▸ Material for this task:
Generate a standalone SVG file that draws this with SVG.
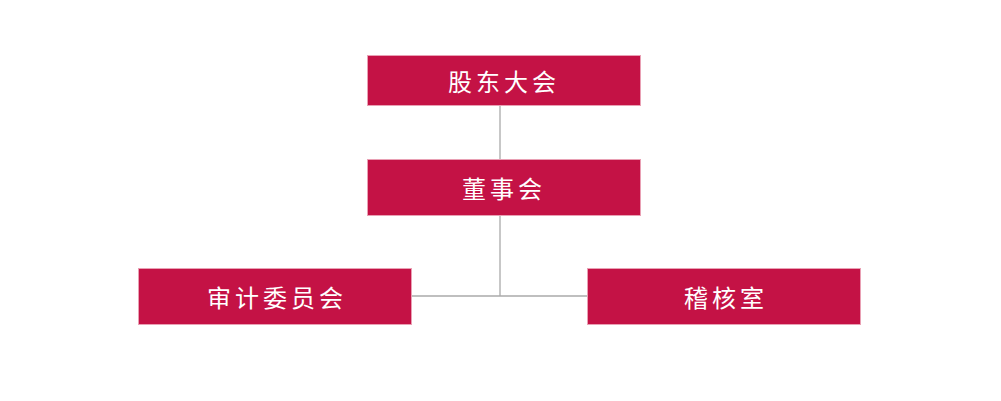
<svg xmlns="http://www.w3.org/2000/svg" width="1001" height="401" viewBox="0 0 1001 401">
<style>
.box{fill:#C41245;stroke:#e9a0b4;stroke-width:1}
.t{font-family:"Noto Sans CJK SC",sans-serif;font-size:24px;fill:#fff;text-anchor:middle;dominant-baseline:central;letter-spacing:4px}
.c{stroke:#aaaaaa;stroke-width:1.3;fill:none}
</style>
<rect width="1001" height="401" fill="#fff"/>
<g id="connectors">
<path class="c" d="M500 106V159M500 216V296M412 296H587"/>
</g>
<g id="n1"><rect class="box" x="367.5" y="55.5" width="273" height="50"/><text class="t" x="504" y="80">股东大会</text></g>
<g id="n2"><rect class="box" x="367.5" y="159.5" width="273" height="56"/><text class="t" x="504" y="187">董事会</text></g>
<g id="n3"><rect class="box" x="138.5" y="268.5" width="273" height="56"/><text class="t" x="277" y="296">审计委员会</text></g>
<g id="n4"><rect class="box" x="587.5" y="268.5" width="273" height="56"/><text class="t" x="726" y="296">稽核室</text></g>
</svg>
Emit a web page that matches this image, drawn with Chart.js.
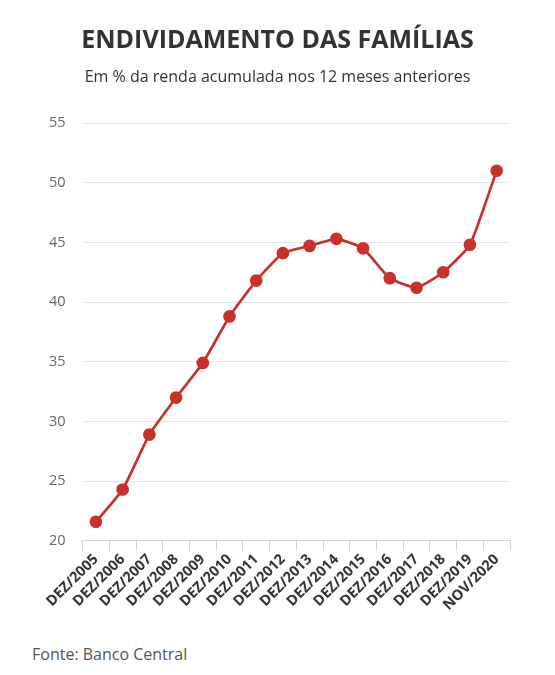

▸ Required task: Scan the records for the string "with". Copy each line in which it appears.

▸ Written solution:
Generate a standalone SVG file that draws this with SVG.
Emit a web page that matches this image, drawn with Chart.js.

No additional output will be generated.